======== Material for the task ========
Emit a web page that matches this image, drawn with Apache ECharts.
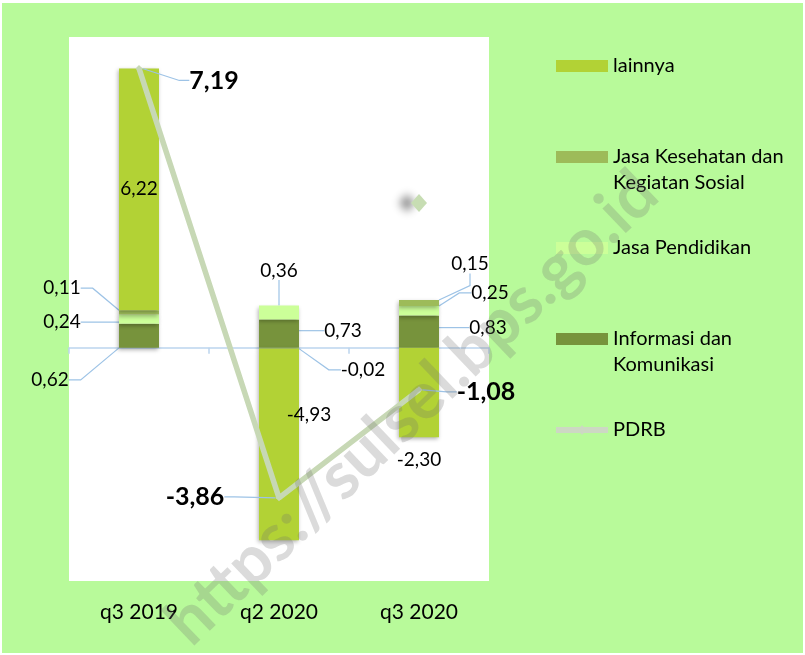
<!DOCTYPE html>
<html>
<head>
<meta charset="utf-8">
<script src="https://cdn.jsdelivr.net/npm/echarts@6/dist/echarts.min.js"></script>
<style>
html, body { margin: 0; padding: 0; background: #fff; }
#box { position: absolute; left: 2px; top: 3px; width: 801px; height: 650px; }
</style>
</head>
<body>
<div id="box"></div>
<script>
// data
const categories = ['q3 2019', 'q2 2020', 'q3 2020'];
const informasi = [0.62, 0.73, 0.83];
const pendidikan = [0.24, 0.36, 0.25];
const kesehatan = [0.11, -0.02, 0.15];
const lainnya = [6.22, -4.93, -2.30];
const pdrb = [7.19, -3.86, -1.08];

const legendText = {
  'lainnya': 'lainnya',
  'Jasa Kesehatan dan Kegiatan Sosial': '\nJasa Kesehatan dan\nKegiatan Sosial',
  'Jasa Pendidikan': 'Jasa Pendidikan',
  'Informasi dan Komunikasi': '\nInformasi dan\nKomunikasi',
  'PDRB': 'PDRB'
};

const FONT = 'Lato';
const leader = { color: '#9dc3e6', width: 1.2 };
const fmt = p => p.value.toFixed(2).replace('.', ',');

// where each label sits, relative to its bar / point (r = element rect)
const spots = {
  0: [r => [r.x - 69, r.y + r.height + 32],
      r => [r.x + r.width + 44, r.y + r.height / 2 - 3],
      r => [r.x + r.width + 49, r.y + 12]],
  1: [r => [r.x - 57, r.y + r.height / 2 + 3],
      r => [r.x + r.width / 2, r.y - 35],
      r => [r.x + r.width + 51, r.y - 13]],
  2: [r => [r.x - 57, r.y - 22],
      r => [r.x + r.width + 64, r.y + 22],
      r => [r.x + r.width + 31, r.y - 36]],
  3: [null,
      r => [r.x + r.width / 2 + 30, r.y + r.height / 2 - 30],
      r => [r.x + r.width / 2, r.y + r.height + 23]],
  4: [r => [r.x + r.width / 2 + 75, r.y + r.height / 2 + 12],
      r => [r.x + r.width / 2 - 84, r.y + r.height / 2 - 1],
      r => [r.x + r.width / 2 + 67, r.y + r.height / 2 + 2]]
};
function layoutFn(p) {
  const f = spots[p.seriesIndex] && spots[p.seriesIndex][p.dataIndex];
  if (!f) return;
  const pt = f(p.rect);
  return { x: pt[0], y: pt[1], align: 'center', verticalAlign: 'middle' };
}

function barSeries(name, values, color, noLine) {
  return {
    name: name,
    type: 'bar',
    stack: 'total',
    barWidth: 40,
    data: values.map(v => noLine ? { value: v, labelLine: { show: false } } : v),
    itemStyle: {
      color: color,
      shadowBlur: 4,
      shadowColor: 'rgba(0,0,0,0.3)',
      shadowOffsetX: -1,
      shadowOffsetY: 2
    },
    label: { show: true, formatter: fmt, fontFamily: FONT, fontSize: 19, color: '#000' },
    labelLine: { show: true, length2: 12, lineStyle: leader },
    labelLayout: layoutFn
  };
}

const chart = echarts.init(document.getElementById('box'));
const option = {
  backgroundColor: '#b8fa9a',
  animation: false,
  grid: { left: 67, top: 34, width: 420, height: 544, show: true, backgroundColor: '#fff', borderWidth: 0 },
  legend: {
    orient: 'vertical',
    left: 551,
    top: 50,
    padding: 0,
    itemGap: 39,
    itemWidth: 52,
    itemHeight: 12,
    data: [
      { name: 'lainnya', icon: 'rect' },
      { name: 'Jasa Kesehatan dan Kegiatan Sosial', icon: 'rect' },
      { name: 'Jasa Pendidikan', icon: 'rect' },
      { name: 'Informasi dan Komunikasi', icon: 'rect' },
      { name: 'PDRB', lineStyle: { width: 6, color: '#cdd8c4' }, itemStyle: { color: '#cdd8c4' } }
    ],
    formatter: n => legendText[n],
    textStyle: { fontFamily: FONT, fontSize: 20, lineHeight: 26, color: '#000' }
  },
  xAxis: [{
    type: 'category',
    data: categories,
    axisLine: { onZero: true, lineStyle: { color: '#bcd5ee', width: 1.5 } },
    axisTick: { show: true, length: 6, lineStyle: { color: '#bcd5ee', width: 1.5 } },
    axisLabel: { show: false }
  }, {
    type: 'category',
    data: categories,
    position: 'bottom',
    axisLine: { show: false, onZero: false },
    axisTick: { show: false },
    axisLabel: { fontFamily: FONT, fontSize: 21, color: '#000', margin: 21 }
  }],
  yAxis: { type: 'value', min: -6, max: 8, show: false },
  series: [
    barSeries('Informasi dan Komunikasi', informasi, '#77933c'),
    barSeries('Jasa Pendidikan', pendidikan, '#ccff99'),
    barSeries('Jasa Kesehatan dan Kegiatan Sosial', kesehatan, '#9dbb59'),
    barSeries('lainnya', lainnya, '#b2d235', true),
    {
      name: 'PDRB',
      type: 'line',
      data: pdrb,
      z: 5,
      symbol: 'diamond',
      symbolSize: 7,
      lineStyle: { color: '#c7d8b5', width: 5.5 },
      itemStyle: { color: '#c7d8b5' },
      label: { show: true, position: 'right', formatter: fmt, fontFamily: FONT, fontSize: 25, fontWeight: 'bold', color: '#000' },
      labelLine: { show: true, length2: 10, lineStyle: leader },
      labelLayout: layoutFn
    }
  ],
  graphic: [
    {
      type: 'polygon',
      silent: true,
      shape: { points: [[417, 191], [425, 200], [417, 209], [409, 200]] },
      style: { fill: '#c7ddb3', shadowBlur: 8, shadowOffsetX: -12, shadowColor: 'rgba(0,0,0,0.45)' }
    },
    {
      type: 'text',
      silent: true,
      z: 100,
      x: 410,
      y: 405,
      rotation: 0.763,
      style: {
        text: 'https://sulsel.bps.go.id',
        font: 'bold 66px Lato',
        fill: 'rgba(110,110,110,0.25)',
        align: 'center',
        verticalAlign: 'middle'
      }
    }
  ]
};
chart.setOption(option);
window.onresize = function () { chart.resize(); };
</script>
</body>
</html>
========
======== Material for the task ========
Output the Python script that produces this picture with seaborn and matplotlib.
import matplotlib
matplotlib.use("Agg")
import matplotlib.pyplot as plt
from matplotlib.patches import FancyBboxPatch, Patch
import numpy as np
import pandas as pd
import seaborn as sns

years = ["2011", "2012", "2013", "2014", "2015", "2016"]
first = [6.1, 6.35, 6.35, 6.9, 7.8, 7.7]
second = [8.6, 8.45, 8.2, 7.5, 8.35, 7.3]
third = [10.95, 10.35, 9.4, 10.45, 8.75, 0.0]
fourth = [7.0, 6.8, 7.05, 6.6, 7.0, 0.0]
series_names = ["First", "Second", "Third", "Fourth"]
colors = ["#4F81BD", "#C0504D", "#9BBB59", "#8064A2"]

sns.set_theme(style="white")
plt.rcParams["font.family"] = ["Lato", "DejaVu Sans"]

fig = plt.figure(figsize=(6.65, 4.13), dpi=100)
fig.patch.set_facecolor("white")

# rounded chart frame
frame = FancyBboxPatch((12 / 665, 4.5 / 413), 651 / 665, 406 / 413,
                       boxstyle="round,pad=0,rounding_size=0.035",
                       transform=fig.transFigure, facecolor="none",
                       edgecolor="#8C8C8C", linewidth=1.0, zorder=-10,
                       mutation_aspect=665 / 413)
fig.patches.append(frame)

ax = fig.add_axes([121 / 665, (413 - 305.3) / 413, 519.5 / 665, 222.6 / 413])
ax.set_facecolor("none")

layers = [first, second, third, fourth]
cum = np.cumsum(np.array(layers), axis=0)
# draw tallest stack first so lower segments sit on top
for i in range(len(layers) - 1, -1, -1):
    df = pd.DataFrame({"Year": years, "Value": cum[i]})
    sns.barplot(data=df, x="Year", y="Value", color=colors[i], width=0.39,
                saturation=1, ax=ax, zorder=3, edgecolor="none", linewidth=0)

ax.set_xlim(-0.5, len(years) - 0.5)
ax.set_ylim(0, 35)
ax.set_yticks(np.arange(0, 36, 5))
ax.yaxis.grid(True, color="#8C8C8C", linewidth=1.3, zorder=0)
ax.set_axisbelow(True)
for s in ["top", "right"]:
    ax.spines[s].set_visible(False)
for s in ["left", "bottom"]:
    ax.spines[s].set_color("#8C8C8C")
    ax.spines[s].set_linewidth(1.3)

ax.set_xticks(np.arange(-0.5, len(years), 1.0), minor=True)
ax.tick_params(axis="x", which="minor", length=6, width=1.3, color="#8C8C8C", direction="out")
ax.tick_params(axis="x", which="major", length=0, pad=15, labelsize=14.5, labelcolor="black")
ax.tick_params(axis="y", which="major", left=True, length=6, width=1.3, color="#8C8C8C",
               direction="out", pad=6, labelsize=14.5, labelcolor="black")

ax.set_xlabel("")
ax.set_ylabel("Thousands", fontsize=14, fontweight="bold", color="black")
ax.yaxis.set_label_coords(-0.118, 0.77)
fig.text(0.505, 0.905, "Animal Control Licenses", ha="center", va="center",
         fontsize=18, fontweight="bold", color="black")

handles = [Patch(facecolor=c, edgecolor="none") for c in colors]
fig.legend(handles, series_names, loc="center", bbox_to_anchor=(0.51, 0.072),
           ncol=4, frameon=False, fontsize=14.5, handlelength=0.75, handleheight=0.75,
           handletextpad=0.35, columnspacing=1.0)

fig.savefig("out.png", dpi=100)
========
======== Material for the task ========
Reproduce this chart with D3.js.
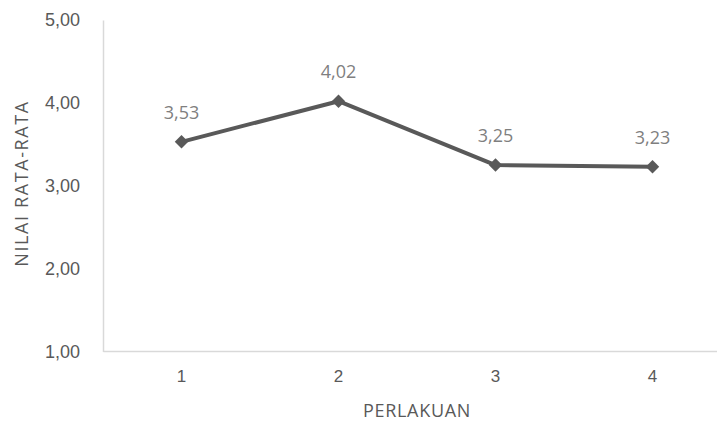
========
Given task – Repeat the lines between those holding "Emit a web page" and "const pdrb = [7.19, -3.86, -1.08];", inclusive. Pictures stay out.

Correct response –
Emit a web page that matches this image, drawn with Apache ECharts.
<!DOCTYPE html>
<html>
<head>
<meta charset="utf-8">
<script src="https://cdn.jsdelivr.net/npm/echarts@6/dist/echarts.min.js"></script>
<style>
html, body { margin: 0; padding: 0; background: #fff; }
#box { position: absolute; left: 2px; top: 3px; width: 801px; height: 650px; }
</style>
</head>
<body>
<div id="box"></div>
<script>
// data
const categories = ['q3 2019', 'q2 2020', 'q3 2020'];
const informasi = [0.62, 0.73, 0.83];
const pendidikan = [0.24, 0.36, 0.25];
const kesehatan = [0.11, -0.02, 0.15];
const lainnya = [6.22, -4.93, -2.30];
const pdrb = [7.19, -3.86, -1.08];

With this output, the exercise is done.